Pas question d'interdire
Et du côté du gouvernement ? Interrogée à plusieurs reprises sur le sujet, la ministre de la Santé Agnès Buzyn s’est également montrée prudente en affirmant d’abord que l’homéopathie « ne fait pas de mal » et en évoquant un probable effet placebo, sans envisager un quelconque déremboursement tant que son utilisation est « bénéfique sans être nocive ». Un discours qui s'est transformé en quelques semaines en une volonté de faire évaluer scientifiquement les médicaments homéopathiques pour valider, ou non, leur efficacité, et aboutir au besoin à leur déremboursement. « Il ne sera jamais question d’interdire l'homéopathie (…) Ce sont les seuls médicaments en France qui sont remboursés par la Sécurité sociale sans avoir jamais fait l’objet d’une évaluation scientifique (…) Or ma doctrine est de dire que l’assurance-maladie, qui est notre bien commun, doit rembourser des produits qui ont fait la preuve de leur efficacité », précise la ministre. Des propos repris opportunément sur Twitter, par exemple sur la page « Homéoverdose », un collectif de patients qui veut « mener des actions pour la stricte séparation de la médecine et des fake médecines et pour le déremboursement de l'homéopathie par la Sécurité sociale ».

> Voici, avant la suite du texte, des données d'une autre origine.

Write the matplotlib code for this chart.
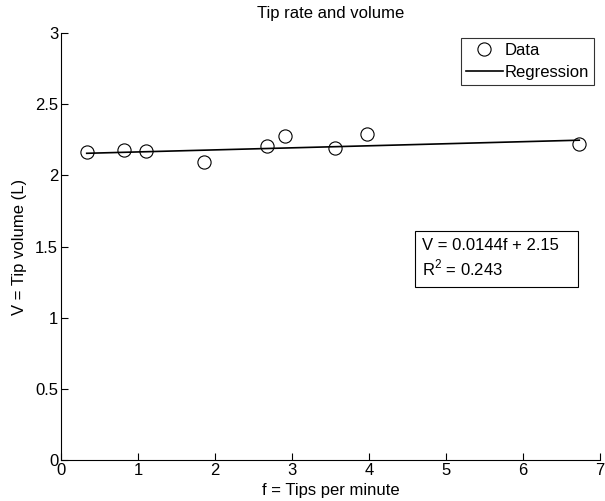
import matplotlib
matplotlib.use("Agg")
import matplotlib.pyplot as plt
from matplotlib.patches import Rectangle
import numpy as np

plt.rcParams['font.family'] = ['Liberation Sans', 'DejaVu Sans']
plt.rcParams['mathtext.fontset'] = 'custom'
plt.rcParams['mathtext.rm'] = 'Liberation Sans'

tips_per_minute = [0.334, 0.818, 1.104, 1.861, 2.671, 2.913, 3.555, 3.978, 6.731]
tip_volume = [2.162, 2.176, 2.171, 2.096, 2.207, 2.279, 2.190, 2.293, 2.218]
slope = 0.0144
intercept = 2.15
r_squared = 0.243
x_ticks = [0, 1, 2, 3, 4, 5, 6, 7]
y_ticks = [0, 0.5, 1, 1.5, 2, 2.5, 3]
y_tick_labels = ['0', '0.5', '1', '1.5', '2', '2.5', '3']

FS = 12
W, H = 605, 501
fig = plt.figure(figsize=(6.05, 5.01), dpi=100)
ax = fig.add_axes([61/W, 41/H, 539/W, 427/H])

ax.plot(tips_per_minute, tip_volume, 'o', mfc='none', mec='black', ms=9.5, mew=0.8, label='Data', zorder=3)
fx = np.array([min(tips_per_minute), max(tips_per_minute)])
ax.plot(fx, slope*fx + intercept, '-', color='black', lw=1.2, label='Regression', zorder=2)

ax.set_xlim(0, 7)
ax.set_ylim(0, 3)
ax.set_xticks(x_ticks)
ax.set_yticks(y_ticks)
ax.set_yticklabels(y_tick_labels)
ax.spines['top'].set_visible(False)
ax.spines['right'].set_visible(False)
ax.spines['left'].set_linewidth(0.8)
ax.spines['bottom'].set_linewidth(0.8)
ax.tick_params(direction='in', length=5, width=0.8, labelsize=FS, pad=2)

ax.set_title('Tip rate and volume', fontsize=FS, pad=11)
ax.set_xlabel('f = Tips per minute', fontsize=FS, labelpad=4)
ax.set_ylabel('V = Tip volume (L)', fontsize=FS, labelpad=6)

leg = ax.legend(loc='upper right', bbox_to_anchor=(594/W, 1 - 38/H), bbox_transform=fig.transFigure,
                fontsize=FS, frameon=True, fancybox=False, edgecolor='black', borderpad=0.3,
                handlelength=2.2, handletextpad=0.12, labelspacing=0.42, borderaxespad=0)
leg.get_frame().set_linewidth(0.8)

# annotation box
fig.add_artist(Rectangle((415/W, 1 - 287/H), 163/W, 56/H, transform=fig.transFigure,
                         fc='white', ec='black', lw=0.8, zorder=5))
fig.text(422/W, 1 - 245/H, 'V = %.4ff + %.2f' % (slope, intercept), fontsize=FS,
         va='center', ha='left', zorder=6)
fig.text(422/W, 1 - 268/H, 'R$^2$ = %.3f' % r_squared, fontsize=FS,
         va='center', ha='left', zorder=6)

fig.savefig('out.png', dpi=100)
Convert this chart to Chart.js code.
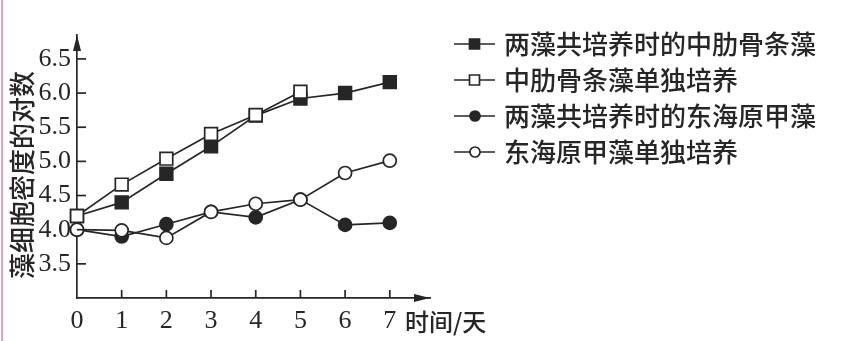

Et Boiron ? Ce n’est pas la première polémique à laquelle le leader mondial de l’homéopathie est confronté. Et c’est sur un ton quelque peu blasé que Christian Boiron répond aux journalistes : « Cela ne change pas un gramme des granules que nous pouvons vendre ou ne pas vendre » (voir notre article en page 3). D’autres que lui se montreraient plus inquiets face à des remises en cause qui dépassent largement les frontières de l'Hexagone.